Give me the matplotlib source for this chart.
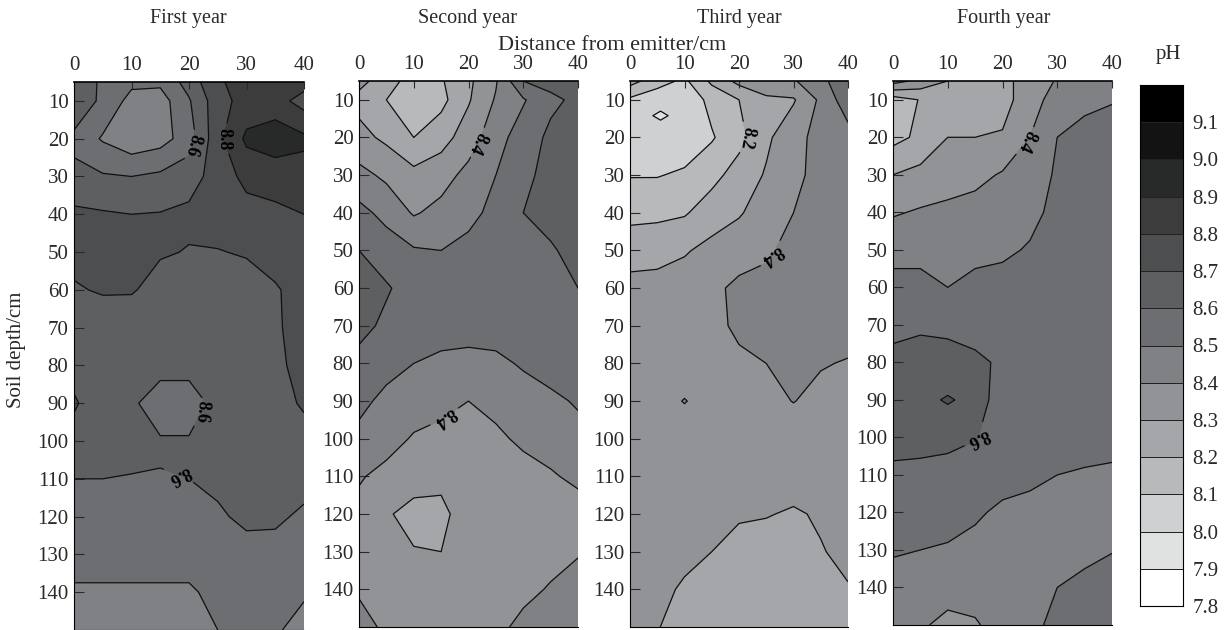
import matplotlib
matplotlib.use('Agg')
import matplotlib.pyplot as plt
from matplotlib.colors import ListedColormap, BoundaryNorm

plt.rcParams['font.family'] = ['Liberation Serif', 'DejaVu Serif']
plt.rcParams['font.size'] = 15
TEXT = '#2b2829'

W, H = 1226, 630

# ph levels and the grey of each band, lightest at the bottom
levels = [7.8, 7.9, 8.0, 8.1, 8.2, 8.3, 8.4, 8.5, 8.6, 8.7, 8.8, 8.9, 9.0, 9.1, 9.2]
greys = ['#ffffff', '#e0e1e1', '#cfd0d2', '#b8b9bb', '#a5a6a9', '#929396', '#808184',
         '#6d6e71', '#5e5f61', '#4d4e50', '#3c3c3d', '#282a29', '#131313', '#000000']

distance = [0, 5, 10, 15, 20, 25, 30, 35, 40]
depth = [5, 10, 20, 30, 40, 50, 60, 70, 80, 90, 100, 110, 120, 130, 140, 150]

first_year = [
    [8.68, 8.58, 8.52, 8.52, 8.64, 8.79, 8.83, 8.85, 8.84],
    [8.70, 8.57, 8.47, 8.455, 8.59, 8.76, 8.84, 8.84, 8.76],
    [8.57, 8.49, 8.43, 8.46, 8.55, 8.77, 8.92, 8.96, 8.92],
    [8.63, 8.61, 8.60, 8.62, 8.66, 8.74, 8.83, 8.84, 8.86],
    [8.72, 8.71, 8.70, 8.705, 8.72, 8.75, 8.76, 8.78, 8.80],
    [8.73, 8.74, 8.74, 8.71, 8.695, 8.695, 8.71, 8.74, 8.76],
    [8.69, 8.71, 8.71, 8.66, 8.64, 8.64, 8.65, 8.69, 8.74],
    [8.66, 8.64, 8.63, 8.63, 8.63, 8.63, 8.64, 8.69, 8.73],
    [8.67, 8.64, 8.62, 8.62, 8.62, 8.62, 8.63, 8.68, 8.73],
    [8.71, 8.65, 8.61, 8.57, 8.57, 8.62, 8.64, 8.67, 8.71],
    [8.67, 8.64, 8.62, 8.605, 8.605, 8.63, 8.65, 8.66, 8.67],
    [8.60, 8.60, 8.597, 8.598, 8.60, 8.63, 8.66, 8.66, 8.64],
    [8.56, 8.56, 8.56, 8.56, 8.56, 8.58, 8.63, 8.62, 8.58],
    [8.53, 8.53, 8.53, 8.53, 8.53, 8.54, 8.55, 8.56, 8.55],
    [8.49, 8.49, 8.49, 8.49, 8.49, 8.52, 8.54, 8.54, 8.51],
    [8.46, 8.46, 8.46, 8.47, 8.47, 8.50, 8.53, 8.51, 8.47],
]

second_year = [
    [8.33, 8.25, 8.15, 8.19, 8.28, 8.39, 8.60, 8.63, 8.65],
    [8.27, 8.20, 8.13, 8.17, 8.29, 8.41, 8.49, 8.58, 8.62],
    [8.33, 8.28, 8.20, 8.26, 8.35, 8.46, 8.55, 8.62, 8.65],
    [8.43, 8.38, 8.33, 8.36, 8.43, 8.50, 8.57, 8.64, 8.65],
    [8.53, 8.47, 8.39, 8.43, 8.47, 8.53, 8.60, 8.63, 8.66],
    [8.60, 8.55, 8.51, 8.50, 8.53, 8.55, 8.57, 8.59, 8.63],
    [8.67, 8.61, 8.56, 8.55, 8.55, 8.55, 8.56, 8.58, 8.60],
    [8.63, 8.58, 8.55, 8.54, 8.54, 8.54, 8.55, 8.56, 8.57],
    [8.57, 8.54, 8.50, 8.48, 8.47, 8.48, 8.51, 8.54, 8.56],
    [8.53, 8.47, 8.45, 8.43, 8.40, 8.43, 8.46, 8.48, 8.51],
    [8.47, 8.44, 8.39, 8.37, 8.36, 8.38, 8.42, 8.44, 8.47],
    [8.41, 8.37, 8.34, 8.33, 8.33, 8.34, 8.36, 8.39, 8.42],
    [8.37, 8.31, 8.27, 8.27, 8.36, 8.34, 8.34, 8.35, 8.36],
    [8.34, 8.32, 8.305, 8.30, 8.34, 8.34, 8.34, 8.36, 8.39],
    [8.38, 8.34, 8.32, 8.32, 8.33, 8.35, 8.37, 8.41, 8.45],
    [8.46, 8.37, 8.34, 8.33, 8.34, 8.37, 8.43, 8.46, 8.48],
]

third_year = [
    [8.24, 8.14, 8.08, 8.22, 8.33, 8.37, 8.39, 8.47, 8.58],
    [8.08, 8.04, 8.03, 8.13, 8.20, 8.28, 8.29, 8.42, 8.56],
    [8.02, 8.01, 8.04, 8.09, 8.17, 8.28, 8.37, 8.43, 8.46],
    [8.095, 8.095, 8.115, 8.17, 8.24, 8.31, 8.37, 8.44, 8.45],
    [8.17, 8.175, 8.19, 8.25, 8.29, 8.35, 8.40, 8.43, 8.44],
    [8.26, 8.27, 8.29, 8.33, 8.36, 8.39, 8.42, 8.43, 8.43],
    [8.33, 8.33, 8.35, 8.38, 8.42, 8.42, 8.43, 8.43, 8.43],
    [8.35, 8.35, 8.36, 8.385, 8.41, 8.42, 8.43, 8.43, 8.43],
    [8.37, 8.37, 8.37, 8.38, 8.39, 8.40, 8.42, 8.405, 8.395],
    [8.37, 8.37, 8.37, 8.37, 8.37, 8.38, 8.402, 8.38, 8.38],
    [8.36, 8.36, 8.36, 8.36, 8.36, 8.36, 8.36, 8.36, 8.36],
    [8.35, 8.35, 8.34, 8.34, 8.34, 8.34, 8.34, 8.34, 8.34],
    [8.33, 8.33, 8.32, 8.32, 8.31, 8.305, 8.29, 8.31, 8.32],
    [8.33, 8.32, 8.31, 8.30, 8.27, 8.26, 8.26, 8.295, 8.32],
    [8.32, 8.31, 8.295, 8.27, 8.25, 8.24, 8.25, 8.27, 8.295],
    [8.31, 8.305, 8.26, 8.25, 8.24, 8.24, 8.24, 8.25, 8.27],
]

fourth_year = [
    [8.44, 8.37, 8.30, 8.27, 8.28, 8.33, 8.41, 8.44, 8.48],
    [8.15, 8.205, 8.26, 8.25, 8.26, 8.36, 8.44, 8.47, 8.49],
    [8.17, 8.22, 8.30, 8.30, 8.31, 8.40, 8.50, 8.54, 8.57],
    [8.30, 8.33, 8.36, 8.37, 8.41, 8.46, 8.51, 8.56, 8.59],
    [8.39, 8.41, 8.42, 8.44, 8.46, 8.47, 8.53, 8.58, 8.60],
    [8.47, 8.47, 8.47, 8.47, 8.48, 8.51, 8.55, 8.58, 8.60],
    [8.53, 8.53, 8.50, 8.53, 8.54, 8.55, 8.56, 8.57, 8.58],
    [8.58, 8.585, 8.57, 8.56, 8.55, 8.55, 8.56, 8.56, 8.56],
    [8.62, 8.64, 8.65, 8.62, 8.585, 8.56, 8.55, 8.55, 8.55],
    [8.66, 8.67, 8.68, 8.63, 8.57, 8.55, 8.55, 8.55, 8.55],
    [8.65, 8.65, 8.63, 8.605, 8.56, 8.54, 8.54, 8.54, 8.54],
    [8.57, 8.56, 8.56, 8.55, 8.54, 8.53, 8.50, 8.49, 8.48],
    [8.54, 8.54, 8.54, 8.515, 8.48, 8.46, 8.45, 8.45, 8.45],
    [8.51, 8.50, 8.49, 8.47, 8.45, 8.43, 8.44, 8.47, 8.495],
    [8.46, 8.44, 8.43, 8.42, 8.42, 8.44, 8.50, 8.53, 8.55],
    [8.43, 8.41, 8.38, 8.395, 8.42, 8.47, 8.53, 8.56, 8.54],
]

titles = ['First year', 'Second year', 'Third year', 'Fourth year']
title_x = [188, 468, 739, 1004]
x_ticks = [0, 10, 20, 30, 40]
y_ticks = [10, 20, 30, 40, 50, 60, 70, 80, 90, 100, 110, 120, 130, 140]
grids = [first_year, second_year, third_year, fourth_year]

# axes boxes in pixels: left, right, top, bottom
boxes = [(74, 304, 82, 630), (359, 578, 81, 627), (630, 848, 81, 627), (893, 1112, 81, 625)]

# contour labels: position, rotation
labels = [
    [(20.3, 21.5, 255), (25.8, 20, 270), (22, 92, 265), (18.5, 108, 207)],
    [(21.3, 21, 245), (15.5, 94, 215)],
    [(21.7, 20, 260), (25, 50, 215)],
    [(24.3, 21, 245), (16.5, 101, 205)],
]

# tiny closed spots too small for the grid: panel, x, y, half widths, inside, outside
spots = [
    (2, 5.6, 14.2, 2.8, 2.4, 7.98, 8.02),
    (2, 10, 90, 1.0, 1.4, 8.41, 8.39),
    (3, 10, 90, 2.6, 2.4, 8.71, 8.69),
]

cmap = ListedColormap(greys)
norm = BoundaryNorm(levels, cmap.N)


def px_axes(fig, left, right, top, bottom):
    return fig.add_axes([left / W, 1 - bottom / H, (right - left) / W, (bottom - top) / H])


fig = plt.figure(figsize=(W / 100, H / 100), dpi=100)

for i in range(4):
    ax = px_axes(fig, *boxes[i])
    ax.contourf(distance, depth, grids[i], levels=levels, cmap=cmap, norm=norm)
    cs = ax.contour(distance, depth, grids[i], levels=levels, colors='#111111', linewidths=0.9)

    ax.set_xlim(0, 40)
    ax.set_ylim(150, 5)

    places = [(l[0], l[1]) for l in labels[i]]
    texts = ax.clabel(cs, manual=places, fmt='%.1f', fontsize=13, colors='black')
    for t, l in zip(texts, labels[i]):
        t.set_rotation(l[2])
        t.set_fontweight('bold')

    for p, sx, sy, dx, dy, inner, outer in spots:
        if p != i:
            continue
        sxs = [sx - dx, sx, sx + dx]
        sys_ = [sy - dy, sy, sy + dy]
        sz = [[outer, outer, outer], [outer, inner, outer], [outer, outer, outer]]
        ax.contourf(sxs, sys_, sz, levels=levels, cmap=cmap, norm=norm)
        ax.contour(sxs, sys_, sz, levels=levels, colors='#111111', linewidths=0.9)

    ax.xaxis.tick_top()
    ax.set_xticks(x_ticks)
    ax.set_yticks(y_ticks)
    ax.tick_params(axis='x', direction='in', length=5, width=0.8, pad=5, labelsize=15, colors=TEXT)
    ax.tick_params(axis='y', direction='in', length=7, width=0.8, pad=4, labelsize=15, colors=TEXT)
    ax.spines['right'].set_visible(False)
    ax.spines['top'].set_linewidth(1.2)
    ax.spines['left'].set_linewidth(0.8)
    ax.spines['bottom'].set_linewidth(0.8)
    fig.text(title_x[i] / W, 1 - 18 / H, titles[i], ha='center', va='center', fontsize=14.5, color=TEXT)

fig.text(612 / W, 1 - 45 / H, 'Distance from emitter/cm', ha='center', va='center', fontsize=16, color=TEXT)
fig.text(17 / W, 1 - 350 / H, 'Soil depth/cm', ha='center', va='center', rotation=90, fontsize=15, color=TEXT)
fig.text(1168 / W, 1 - 55 / H, 'pH', ha='center', va='center', fontsize=15, color=TEXT)

# colour key
cax = px_axes(fig, 1140, 1183, 85, 606)
cax.pcolormesh([0, 1], levels, [[v] for v in levels[:-1]], cmap=cmap,
               norm=BoundaryNorm([l - 0.05 for l in levels], cmap.N), edgecolors='#222222', linewidth=0.5)
cax.set_xticks([])
cax.yaxis.tick_right()
cax.set_yticks(levels[:-1])
cax.set_yticklabels(['%.1f' % v for v in levels[:-1]])
cax.tick_params(axis='y', length=0, pad=7, labelsize=15, colors=TEXT)
for s in cax.spines.values():
    s.set_linewidth(0.8)

fig.savefig('out.png', dpi=100)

What the exercise asks:
Return nothing but the lines running from the start of the data to the line with "130, 140, 150]", please, both ends included and no pictures.

Output for this task:
Give me the matplotlib source for this chart.
import matplotlib
matplotlib.use('Agg')
import matplotlib.pyplot as plt
from matplotlib.colors import ListedColormap, BoundaryNorm

plt.rcParams['font.family'] = ['Liberation Serif', 'DejaVu Serif']
plt.rcParams['font.size'] = 15
TEXT = '#2b2829'

W, H = 1226, 630

# ph levels and the grey of each band, lightest at the bottom
levels = [7.8, 7.9, 8.0, 8.1, 8.2, 8.3, 8.4, 8.5, 8.6, 8.7, 8.8, 8.9, 9.0, 9.1, 9.2]
greys = ['#ffffff', '#e0e1e1', '#cfd0d2', '#b8b9bb', '#a5a6a9', '#929396', '#808184',
         '#6d6e71', '#5e5f61', '#4d4e50', '#3c3c3d', '#282a29', '#131313', '#000000']

distance = [0, 5, 10, 15, 20, 25, 30, 35, 40]
depth = [5, 10, 20, 30, 40, 50, 60, 70, 80, 90, 100, 110, 120, 130, 140, 150]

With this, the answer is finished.